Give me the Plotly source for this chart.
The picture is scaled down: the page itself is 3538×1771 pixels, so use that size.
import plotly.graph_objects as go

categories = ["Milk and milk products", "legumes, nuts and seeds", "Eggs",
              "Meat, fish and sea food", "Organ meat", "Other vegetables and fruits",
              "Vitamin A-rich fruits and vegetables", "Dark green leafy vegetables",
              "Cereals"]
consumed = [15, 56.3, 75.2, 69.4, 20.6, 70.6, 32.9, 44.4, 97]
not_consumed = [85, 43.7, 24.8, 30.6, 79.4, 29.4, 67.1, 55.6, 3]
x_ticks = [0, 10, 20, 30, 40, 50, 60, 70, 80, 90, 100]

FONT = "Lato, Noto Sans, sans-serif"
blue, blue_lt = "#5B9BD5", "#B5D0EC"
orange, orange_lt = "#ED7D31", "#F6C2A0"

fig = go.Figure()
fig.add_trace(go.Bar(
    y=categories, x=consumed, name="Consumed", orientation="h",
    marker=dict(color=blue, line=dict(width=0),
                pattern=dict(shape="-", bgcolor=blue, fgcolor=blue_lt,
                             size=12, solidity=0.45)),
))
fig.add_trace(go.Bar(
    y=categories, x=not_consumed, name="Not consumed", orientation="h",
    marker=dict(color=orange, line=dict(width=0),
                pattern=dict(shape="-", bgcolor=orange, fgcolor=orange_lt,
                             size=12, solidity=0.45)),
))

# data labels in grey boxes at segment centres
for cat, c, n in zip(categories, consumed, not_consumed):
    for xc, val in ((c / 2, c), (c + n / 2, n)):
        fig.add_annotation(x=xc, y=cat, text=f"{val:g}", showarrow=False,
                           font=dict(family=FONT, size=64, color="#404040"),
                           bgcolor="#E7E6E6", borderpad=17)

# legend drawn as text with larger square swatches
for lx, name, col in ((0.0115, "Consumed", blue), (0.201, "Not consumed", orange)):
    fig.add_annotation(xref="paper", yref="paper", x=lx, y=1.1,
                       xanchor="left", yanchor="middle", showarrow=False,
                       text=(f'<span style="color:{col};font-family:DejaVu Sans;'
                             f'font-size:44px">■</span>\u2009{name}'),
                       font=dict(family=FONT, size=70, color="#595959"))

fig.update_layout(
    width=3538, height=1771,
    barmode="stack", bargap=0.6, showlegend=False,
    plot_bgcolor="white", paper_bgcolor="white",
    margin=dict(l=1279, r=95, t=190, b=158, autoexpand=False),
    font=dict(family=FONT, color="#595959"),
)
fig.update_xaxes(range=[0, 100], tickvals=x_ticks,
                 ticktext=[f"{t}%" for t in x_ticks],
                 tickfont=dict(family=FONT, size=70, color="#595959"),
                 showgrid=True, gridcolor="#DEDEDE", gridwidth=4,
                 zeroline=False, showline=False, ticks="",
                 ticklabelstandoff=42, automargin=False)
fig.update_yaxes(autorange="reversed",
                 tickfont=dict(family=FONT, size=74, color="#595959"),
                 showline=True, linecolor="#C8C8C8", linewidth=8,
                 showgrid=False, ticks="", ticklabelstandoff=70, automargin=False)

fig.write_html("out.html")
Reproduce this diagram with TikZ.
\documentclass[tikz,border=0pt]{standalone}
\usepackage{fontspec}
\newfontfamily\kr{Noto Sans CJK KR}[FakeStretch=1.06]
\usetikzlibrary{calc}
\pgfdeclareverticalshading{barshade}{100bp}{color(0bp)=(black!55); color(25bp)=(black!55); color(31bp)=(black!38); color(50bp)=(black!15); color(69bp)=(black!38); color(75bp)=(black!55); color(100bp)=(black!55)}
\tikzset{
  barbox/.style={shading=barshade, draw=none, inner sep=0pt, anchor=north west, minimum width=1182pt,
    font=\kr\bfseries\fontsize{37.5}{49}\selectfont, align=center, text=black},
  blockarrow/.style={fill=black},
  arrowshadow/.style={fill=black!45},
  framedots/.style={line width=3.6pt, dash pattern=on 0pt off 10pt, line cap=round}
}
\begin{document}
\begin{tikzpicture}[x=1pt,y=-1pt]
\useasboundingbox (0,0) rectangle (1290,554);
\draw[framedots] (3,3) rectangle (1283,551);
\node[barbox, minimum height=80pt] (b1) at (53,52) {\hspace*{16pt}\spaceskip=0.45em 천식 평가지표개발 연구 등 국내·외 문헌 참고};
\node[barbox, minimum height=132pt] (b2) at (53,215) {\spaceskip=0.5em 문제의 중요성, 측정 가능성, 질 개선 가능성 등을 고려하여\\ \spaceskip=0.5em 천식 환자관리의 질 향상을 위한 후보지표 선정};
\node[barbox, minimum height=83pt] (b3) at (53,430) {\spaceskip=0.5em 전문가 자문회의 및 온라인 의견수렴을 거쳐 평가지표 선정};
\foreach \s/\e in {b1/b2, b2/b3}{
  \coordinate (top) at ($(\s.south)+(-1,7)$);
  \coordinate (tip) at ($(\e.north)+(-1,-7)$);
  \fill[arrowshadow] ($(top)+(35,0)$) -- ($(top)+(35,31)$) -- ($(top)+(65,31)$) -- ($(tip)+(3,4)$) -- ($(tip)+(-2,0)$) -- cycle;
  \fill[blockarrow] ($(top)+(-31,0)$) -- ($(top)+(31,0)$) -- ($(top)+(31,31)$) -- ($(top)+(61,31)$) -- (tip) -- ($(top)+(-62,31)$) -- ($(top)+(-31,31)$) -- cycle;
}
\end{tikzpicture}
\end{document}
===============
### Given problem
Write out all the entries exactly.

### Answer below
Give me the Plotly source for this chart.
The picture is scaled down: the page itself is 3538×1771 pixels, so use that size.
import plotly.graph_objects as go

categories = ["Milk and milk products", "legumes, nuts and seeds", "Eggs",
              "Meat, fish and sea food", "Organ meat", "Other vegetables and fruits",
              "Vitamin A-rich fruits and vegetables", "Dark green leafy vegetables",
              "Cereals"]
consumed = [15, 56.3, 75.2, 69.4, 20.6, 70.6, 32.9, 44.4, 97]
not_consumed = [85, 43.7, 24.8, 30.6, 79.4, 29.4, 67.1, 55.6, 3]
x_ticks = [0, 10, 20, 30, 40, 50, 60, 70, 80, 90, 100]

FONT = "Lato, Noto Sans, sans-serif"
blue, blue_lt = "#5B9BD5", "#B5D0EC"
orange, orange_lt = "#ED7D31", "#F6C2A0"

fig = go.Figure()
fig.add_trace(go.Bar(
    y=categories, x=consumed, name="Consumed", orientation="h",
    marker=dict(color=blue, line=dict(width=0),
                pattern=dict(shape="-", bgcolor=blue, fgcolor=blue_lt,
                             size=12, solidity=0.45)),
))
fig.add_trace(go.Bar(
    y=categories, x=not_consumed, name="Not consumed", orientation="h",
    marker=dict(color=orange, line=dict(width=0),
                pattern=dict(shape="-", bgcolor=orange, fgcolor=orange_lt,
                             size=12, solidity=0.45)),
))

# data labels in grey boxes at segment centres
for cat, c, n in zip(categories, consumed, not_consumed):
    for xc, val in ((c / 2, c), (c + n / 2, n)):
        fig.add_annotation(x=xc, y=cat, text=f"{val:g}", showarrow=False,
                           font=dict(family=FONT, size=64, color="#404040"),
                           bgcolor="#E7E6E6", borderpad=17)

# legend drawn as text with larger square swatches
for lx, name, col in ((0.0115, "Consumed", blue), (0.201, "Not consumed", orange)):
    fig.add_annotation(xref="paper", yref="paper", x=lx, y=1.1,
                       xanchor="left", yanchor="middle", showarrow=False,
                       text=(f'<span style="color:{col};font-family:DejaVu Sans;'
                             f'font-size:44px">■</span>\u2009{name}'),
                       font=dict(family=FONT, size=70, color="#595959"))

fig.update_layout(
    width=3538, height=1771,
    barmode="stack", bargap=0.6, showlegend=False,
    plot_bgcolor="white", paper_bgcolor="white",
    margin=dict(l=1279, r=95, t=190, b=158, autoexpand=False),
    font=dict(family=FONT, color="#595959"),
)
fig.update_xaxes(range=[0, 100], tickvals=x_ticks,
                 ticktext=[f"{t}%" for t in x_ticks],
                 tickfont=dict(family=FONT, size=70, color="#595959"),
                 showgrid=True, gridcolor="#DEDEDE", gridwidth=4,
                 zeroline=False, showline=False, ticks="",
                 ticklabelstandoff=42, automargin=False)
fig.update_yaxes(autorange="reversed",
                 tickfont=dict(family=FONT, size=74, color="#595959"),
                 showline=True, linecolor="#C8C8C8", linewidth=8,
                 showgrid=False, ticks="", ticklabelstandoff=70, automargin=False)

fig.write_html("out.html")
Reproduce this diagram with TikZ.
\documentclass[tikz,border=0pt]{standalone}
\usepackage{fontspec}
\newfontfamily\kr{Noto Sans CJK KR}[FakeStretch=1.06]
\usetikzlibrary{calc}
\pgfdeclareverticalshading{barshade}{100bp}{color(0bp)=(black!55); color(25bp)=(black!55); color(31bp)=(black!38); color(50bp)=(black!15); color(69bp)=(black!38); color(75bp)=(black!55); color(100bp)=(black!55)}
\tikzset{
  barbox/.style={shading=barshade, draw=none, inner sep=0pt, anchor=north west, minimum width=1182pt,
    font=\kr\bfseries\fontsize{37.5}{49}\selectfont, align=center, text=black},
  blockarrow/.style={fill=black},
  arrowshadow/.style={fill=black!45},
  framedots/.style={line width=3.6pt, dash pattern=on 0pt off 10pt, line cap=round}
}
\begin{document}
\begin{tikzpicture}[x=1pt,y=-1pt]
\useasboundingbox (0,0) rectangle (1290,554);
\draw[framedots] (3,3) rectangle (1283,551);
\node[barbox, minimum height=80pt] (b1) at (53,52) {\hspace*{16pt}\spaceskip=0.45em 천식 평가지표개발 연구 등 국내·외 문헌 참고};
\node[barbox, minimum height=132pt] (b2) at (53,215) {\spaceskip=0.5em 문제의 중요성, 측정 가능성, 질 개선 가능성 등을 고려하여\\ \spaceskip=0.5em 천식 환자관리의 질 향상을 위한 후보지표 선정};
\node[barbox, minimum height=83pt] (b3) at (53,430) {\spaceskip=0.5em 전문가 자문회의 및 온라인 의견수렴을 거쳐 평가지표 선정};
\foreach \s/\e in {b1/b2, b2/b3}{
  \coordinate (top) at ($(\s.south)+(-1,7)$);
  \coordinate (tip) at ($(\e.north)+(-1,-7)$);
  \fill[arrowshadow] ($(top)+(35,0)$) -- ($(top)+(35,31)$) -- ($(top)+(65,31)$) -- ($(tip)+(3,4)$) -- ($(tip)+(-2,0)$) -- cycle;
  \fill[blockarrow] ($(top)+(-31,0)$) -- ($(top)+(31,0)$) -- ($(top)+(31,31)$) -- ($(top)+(61,31)$) -- (tip) -- ($(top)+(-62,31)$) -- ($(top)+(-31,31)$) -- cycle;
}
\end{tikzpicture}
\end{document}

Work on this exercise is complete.